Overwhelmed by my insights and experiences today, and by the sheer scope of the exhibition, I round off my tour with a visit to the historical courtyard of the Luther House. A youth group is working in the small Luther workshop next door, under the expert guidance of the museum’s education specialist. They are studying the old German cursive script and practising calligraphy. I sit down on the small bench in the courtyard, stretch my legs and enjoy the fresh air. Here, right in front of me, out in the open and quite beautiful in its simplicity, is the museum’s most recent acquisition. Created by Chinese artist Ai Weiwei to commemorate the anniversary of the Reformation in 2017, a concrete cube is divided into two blocks to reveal a solitary figure, an imprint of the artist himself.

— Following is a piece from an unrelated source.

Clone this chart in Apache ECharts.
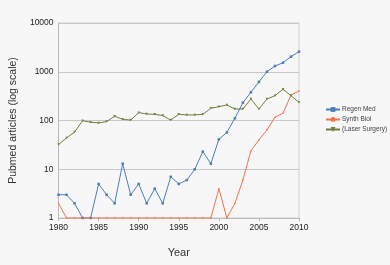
<!DOCTYPE html>
<html><head><meta charset="utf-8">
<script src="https://cdn.jsdelivr.net/npm/echarts@6/dist/echarts.min.js"></script>
<style>html,body{margin:0;padding:0;background:#f7f7f7}#c{width:390px;height:265px}</style>
</head><body><div id="c"></div>
<script>
const years = [1980,1981,1982,1983,1984,1985,1986,1987,1988,1989,1990,1991,1992,1993,1994,1995,1996,1997,1998,1999,2000,2001,2002,2003,2004,2005,2006,2007,2008,2009,2010];
const regenMed = [3,3,2,1,1,5,3,2,13,3,5,2,4,2,7,5,6,10,23,13,41,57,111,232,380,620,1000,1310,1530,2040,2580];
const synthBiol = [2,1,1,1,1,1,1,1,1,1,1,1,1,1,1,1,1,1,1,1,4,1,2,6,24,40,64,116,141,333,403];
const laserSurgery = [32,44,58,99,92,89,95,122,106,102,145,136,134,126,102,134,130,130,134,178,192,208,172,172,276,172,276,323,437,323,236];
const seriesNames = ['Regen Med','Synth Biol','(Laser Surgery)'];
const yTicks = [1,10,100,1000,10000];

const pair = arr => years.map((y,i)=>[y,arr[i]]);
const chart = echarts.init(document.getElementById('c'));
const font = 'Liberation Sans, Arial, sans-serif';
chart.setOption({
  backgroundColor:'#f7f7f7',
  animation:false,
  grid:{left:53,right:91,top:23,bottom:47,show:true,borderColor:'#cfcfcf',borderWidth:1},
  legend:{
    orient:'vertical', left:325, top:106, itemGap:3, itemWidth:14, itemHeight:6,padding:0,
    textStyle:{fontSize:6.5,color:'#444',fontFamily:font,padding:[0,0,0,-3]},
    data:seriesNames
  },
  xAxis:{type:'value',min:1980,max:2010,interval:5,
    name:'Year',nameLocation:'middle',nameGap:29,nameTextStyle:{fontSize:11,color:'#333',fontFamily:font},
    axisLine:{lineStyle:{color:'#bbb'}},axisTick:{show:true,length:3,lineStyle:{color:'#bbb'}},
    axisLabel:{fontSize:8.5,color:'#222',fontFamily:font,margin:5,formatter:v=>String(v)},
    splitLine:{show:false}},
  yAxis:{type:'log',logBase:10,min:1,max:10000,
    name:'Pubmed articles (log scale)',nameLocation:'middle',nameGap:34,nameTextStyle:{fontSize:10.5,color:'#333',fontFamily:font},
    axisLine:{show:true,lineStyle:{color:'#bbb'}},axisTick:{show:false},
    axisLabel:{fontSize:8.5,color:'#222',fontFamily:font,margin:5,formatter:v=>String(Math.round(v))},
    splitLine:{show:true,lineStyle:{color:'#c8c8c8',width:1}}},
  series:[
    {name:seriesNames[0],type:'line',data:pair(regenMed),symbol:'rect',symbolSize:2.5,
      lineStyle:{width:1,color:'#4a7ebb'},itemStyle:{color:'#4a7ebb'}},
    {name:seriesNames[1],type:'line',data:pair(synthBiol),symbol:'circle',symbolSize:1.5,
      lineStyle:{width:1,color:'#f4714a'},itemStyle:{color:'#f4714a'}},
    {name:seriesNames[2],type:'line',data:pair(laserSurgery),symbol:'triangle',symbolRotate:180,symbolSize:2.5,
      lineStyle:{width:1,color:'#6e7f3f'},itemStyle:{color:'#6e7f3f'}}
  ]
});
</script></body></html>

It is a symbol of both freedom and imprisonment, and it immediately reminds me of the isolation that Luther endured at Wartburg Castle and of the ‘Freedom of the Word’.

           

man in a cube by Ai Weiwei ©Anna-Lena Thamm, Stiftung Lutherhaus Eisenach

The Reformation was a time of upheaval that brought about great change, not only in Germany but the whole world. I am still reflecting on the experiences of the day and the impressions of times long past, shaped by many extraordinary people and important events. Now I can make much better sense of it all. After glancing at my watch, I decide to pay a brief visit to the museum shop to buy the little Playmobil figure of Luther that caught my eye when I arrived, as a reminder of the day. And I promise myself that I will return as soon as I can. Definitely no later than 2022 – for that is when Thuringia celebrates the 500th anniversary of the translation of the Bible at Wartburg Castle. And I have already decided that Bach's House will be on the itinerary for my next visit to Eisenach so I can experience how wonderful Luther’s texts sound when set to music.